**Direction**.
Print the listing below from its opening line through the line holding "fig.savefig('out.png', dpi=100)", both ends included.

☆ ☆ ☆ ☆ ☆ ☆ ☆

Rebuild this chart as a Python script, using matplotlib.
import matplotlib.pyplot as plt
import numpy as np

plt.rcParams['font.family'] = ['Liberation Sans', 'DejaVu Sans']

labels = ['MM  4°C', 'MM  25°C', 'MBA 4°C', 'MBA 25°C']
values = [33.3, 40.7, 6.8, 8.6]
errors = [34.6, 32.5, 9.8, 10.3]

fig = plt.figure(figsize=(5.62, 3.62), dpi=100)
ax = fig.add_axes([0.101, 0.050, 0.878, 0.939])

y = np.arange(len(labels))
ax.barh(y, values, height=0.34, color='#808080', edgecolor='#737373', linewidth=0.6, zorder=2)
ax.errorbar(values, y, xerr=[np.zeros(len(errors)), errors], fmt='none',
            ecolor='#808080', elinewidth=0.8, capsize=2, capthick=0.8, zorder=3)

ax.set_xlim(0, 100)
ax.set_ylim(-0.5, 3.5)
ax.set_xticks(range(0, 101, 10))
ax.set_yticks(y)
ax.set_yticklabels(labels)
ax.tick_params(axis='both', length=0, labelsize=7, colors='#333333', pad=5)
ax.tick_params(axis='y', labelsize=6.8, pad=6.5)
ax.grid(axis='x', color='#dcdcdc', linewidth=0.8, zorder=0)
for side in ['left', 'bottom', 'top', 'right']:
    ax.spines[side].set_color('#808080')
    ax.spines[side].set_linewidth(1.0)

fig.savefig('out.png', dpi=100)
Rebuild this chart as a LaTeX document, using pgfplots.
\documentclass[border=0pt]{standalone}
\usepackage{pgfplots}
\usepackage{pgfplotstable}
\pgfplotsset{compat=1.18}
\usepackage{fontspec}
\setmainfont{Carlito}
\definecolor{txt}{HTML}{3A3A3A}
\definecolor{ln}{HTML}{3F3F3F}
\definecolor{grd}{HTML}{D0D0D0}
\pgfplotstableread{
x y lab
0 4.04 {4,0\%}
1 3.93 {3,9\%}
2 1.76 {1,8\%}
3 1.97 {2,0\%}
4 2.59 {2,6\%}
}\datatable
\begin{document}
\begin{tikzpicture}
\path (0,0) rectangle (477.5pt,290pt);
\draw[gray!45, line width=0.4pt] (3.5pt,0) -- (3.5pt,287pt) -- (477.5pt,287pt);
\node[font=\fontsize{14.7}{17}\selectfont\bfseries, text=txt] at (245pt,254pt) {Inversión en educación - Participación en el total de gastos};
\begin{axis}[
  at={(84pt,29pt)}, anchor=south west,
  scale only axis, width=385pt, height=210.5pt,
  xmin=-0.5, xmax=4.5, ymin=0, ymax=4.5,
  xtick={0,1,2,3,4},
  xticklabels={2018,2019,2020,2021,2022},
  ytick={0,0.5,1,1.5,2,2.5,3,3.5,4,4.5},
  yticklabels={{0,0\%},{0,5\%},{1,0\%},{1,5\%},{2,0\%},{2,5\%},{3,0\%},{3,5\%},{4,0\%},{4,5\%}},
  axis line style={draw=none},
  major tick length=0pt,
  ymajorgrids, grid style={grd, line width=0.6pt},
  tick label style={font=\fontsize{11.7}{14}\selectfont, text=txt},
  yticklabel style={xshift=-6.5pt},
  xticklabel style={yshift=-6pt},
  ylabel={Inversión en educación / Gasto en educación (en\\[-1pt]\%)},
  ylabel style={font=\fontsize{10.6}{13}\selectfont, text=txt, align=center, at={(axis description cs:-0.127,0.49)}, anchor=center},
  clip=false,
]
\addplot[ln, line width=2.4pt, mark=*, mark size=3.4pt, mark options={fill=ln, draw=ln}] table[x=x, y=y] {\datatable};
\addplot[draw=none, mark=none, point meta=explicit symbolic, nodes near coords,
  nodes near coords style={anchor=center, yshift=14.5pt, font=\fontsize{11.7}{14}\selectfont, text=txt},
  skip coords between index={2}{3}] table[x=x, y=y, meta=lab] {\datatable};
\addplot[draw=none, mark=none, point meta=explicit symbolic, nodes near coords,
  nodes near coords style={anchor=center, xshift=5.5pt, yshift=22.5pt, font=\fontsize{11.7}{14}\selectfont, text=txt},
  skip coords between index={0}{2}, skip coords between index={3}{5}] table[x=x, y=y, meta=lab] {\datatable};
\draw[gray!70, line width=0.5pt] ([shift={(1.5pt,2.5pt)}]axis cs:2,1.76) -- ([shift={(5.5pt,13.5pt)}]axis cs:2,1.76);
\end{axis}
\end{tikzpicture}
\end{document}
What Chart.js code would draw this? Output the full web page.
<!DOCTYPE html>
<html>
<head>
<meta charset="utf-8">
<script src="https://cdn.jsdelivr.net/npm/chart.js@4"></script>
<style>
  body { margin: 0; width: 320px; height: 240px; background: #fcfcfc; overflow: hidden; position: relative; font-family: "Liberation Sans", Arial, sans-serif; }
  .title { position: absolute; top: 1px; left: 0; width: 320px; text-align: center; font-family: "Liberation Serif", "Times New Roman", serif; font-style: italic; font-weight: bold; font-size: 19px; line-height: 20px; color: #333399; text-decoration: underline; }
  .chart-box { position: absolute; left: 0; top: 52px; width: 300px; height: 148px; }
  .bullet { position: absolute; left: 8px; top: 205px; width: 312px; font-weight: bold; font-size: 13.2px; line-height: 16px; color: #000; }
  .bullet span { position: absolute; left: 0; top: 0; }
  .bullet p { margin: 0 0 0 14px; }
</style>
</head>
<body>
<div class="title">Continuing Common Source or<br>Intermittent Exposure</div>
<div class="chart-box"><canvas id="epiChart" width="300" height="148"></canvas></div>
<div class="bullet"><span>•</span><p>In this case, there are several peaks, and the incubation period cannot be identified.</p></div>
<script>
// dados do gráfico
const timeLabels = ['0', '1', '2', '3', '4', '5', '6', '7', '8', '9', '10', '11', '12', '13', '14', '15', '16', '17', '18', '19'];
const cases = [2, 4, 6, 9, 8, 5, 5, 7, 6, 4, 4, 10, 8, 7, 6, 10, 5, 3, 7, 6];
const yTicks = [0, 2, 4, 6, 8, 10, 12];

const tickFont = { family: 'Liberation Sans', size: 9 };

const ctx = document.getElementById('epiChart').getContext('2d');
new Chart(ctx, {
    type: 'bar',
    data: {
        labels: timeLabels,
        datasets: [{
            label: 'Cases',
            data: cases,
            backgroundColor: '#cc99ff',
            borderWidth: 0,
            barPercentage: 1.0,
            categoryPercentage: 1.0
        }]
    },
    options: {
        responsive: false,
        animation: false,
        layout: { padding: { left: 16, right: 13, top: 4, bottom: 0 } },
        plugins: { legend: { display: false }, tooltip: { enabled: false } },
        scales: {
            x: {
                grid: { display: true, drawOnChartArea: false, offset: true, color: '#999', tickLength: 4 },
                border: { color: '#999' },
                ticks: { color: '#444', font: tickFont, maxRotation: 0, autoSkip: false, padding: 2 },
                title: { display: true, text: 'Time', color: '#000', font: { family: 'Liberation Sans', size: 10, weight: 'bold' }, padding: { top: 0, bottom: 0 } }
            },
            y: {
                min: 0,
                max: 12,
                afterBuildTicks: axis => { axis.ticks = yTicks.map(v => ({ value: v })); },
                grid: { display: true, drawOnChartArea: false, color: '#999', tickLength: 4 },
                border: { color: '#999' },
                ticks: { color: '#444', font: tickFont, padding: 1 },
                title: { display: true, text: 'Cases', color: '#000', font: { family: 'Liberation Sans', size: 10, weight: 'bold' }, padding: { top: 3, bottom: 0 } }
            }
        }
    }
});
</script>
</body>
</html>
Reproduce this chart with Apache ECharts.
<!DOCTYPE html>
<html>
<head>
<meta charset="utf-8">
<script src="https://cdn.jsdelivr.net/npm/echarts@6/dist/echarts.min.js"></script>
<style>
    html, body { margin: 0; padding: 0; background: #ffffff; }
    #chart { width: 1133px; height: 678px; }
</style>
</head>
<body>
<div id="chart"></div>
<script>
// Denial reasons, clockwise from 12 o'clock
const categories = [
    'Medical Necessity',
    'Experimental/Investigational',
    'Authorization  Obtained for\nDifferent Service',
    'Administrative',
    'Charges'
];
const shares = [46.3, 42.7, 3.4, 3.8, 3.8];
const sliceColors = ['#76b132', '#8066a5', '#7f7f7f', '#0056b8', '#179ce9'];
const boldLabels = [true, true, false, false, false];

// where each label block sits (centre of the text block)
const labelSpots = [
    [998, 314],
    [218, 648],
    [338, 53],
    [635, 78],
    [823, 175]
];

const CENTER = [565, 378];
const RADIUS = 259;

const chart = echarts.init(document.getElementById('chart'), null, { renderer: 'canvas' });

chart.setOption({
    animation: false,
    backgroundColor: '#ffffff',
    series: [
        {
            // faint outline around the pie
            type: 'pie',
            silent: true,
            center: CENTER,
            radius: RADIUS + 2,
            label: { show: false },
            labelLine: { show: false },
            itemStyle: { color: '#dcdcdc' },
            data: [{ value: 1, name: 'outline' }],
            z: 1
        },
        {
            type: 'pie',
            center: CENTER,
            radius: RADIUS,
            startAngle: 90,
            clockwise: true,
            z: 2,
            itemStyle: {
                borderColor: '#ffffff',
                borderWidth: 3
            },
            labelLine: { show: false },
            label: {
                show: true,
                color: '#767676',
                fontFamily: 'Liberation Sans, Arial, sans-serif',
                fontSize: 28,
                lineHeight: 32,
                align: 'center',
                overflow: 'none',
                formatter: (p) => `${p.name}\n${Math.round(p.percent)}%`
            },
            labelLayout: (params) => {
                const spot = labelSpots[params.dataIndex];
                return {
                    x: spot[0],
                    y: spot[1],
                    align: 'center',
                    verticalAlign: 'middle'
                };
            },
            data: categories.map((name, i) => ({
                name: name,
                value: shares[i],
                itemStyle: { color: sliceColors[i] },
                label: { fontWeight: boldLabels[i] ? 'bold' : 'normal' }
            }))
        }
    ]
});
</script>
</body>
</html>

☆ ☆ ☆ ☆ ☆ ☆ ☆

**Complete answer**.
Rebuild this chart as a Python script, using matplotlib.
import matplotlib.pyplot as plt
import numpy as np

plt.rcParams['font.family'] = ['Liberation Sans', 'DejaVu Sans']

labels = ['MM  4°C', 'MM  25°C', 'MBA 4°C', 'MBA 25°C']
values = [33.3, 40.7, 6.8, 8.6]
errors = [34.6, 32.5, 9.8, 10.3]

fig = plt.figure(figsize=(5.62, 3.62), dpi=100)
ax = fig.add_axes([0.101, 0.050, 0.878, 0.939])

y = np.arange(len(labels))
ax.barh(y, values, height=0.34, color='#808080', edgecolor='#737373', linewidth=0.6, zorder=2)
ax.errorbar(values, y, xerr=[np.zeros(len(errors)), errors], fmt='none',
            ecolor='#808080', elinewidth=0.8, capsize=2, capthick=0.8, zorder=3)

ax.set_xlim(0, 100)
ax.set_ylim(-0.5, 3.5)
ax.set_xticks(range(0, 101, 10))
ax.set_yticks(y)
ax.set_yticklabels(labels)
ax.tick_params(axis='both', length=0, labelsize=7, colors='#333333', pad=5)
ax.tick_params(axis='y', labelsize=6.8, pad=6.5)
ax.grid(axis='x', color='#dcdcdc', linewidth=0.8, zorder=0)
for side in ['left', 'bottom', 'top', 'right']:
    ax.spines[side].set_color('#808080')
    ax.spines[side].set_linewidth(1.0)

fig.savefig('out.png', dpi=100)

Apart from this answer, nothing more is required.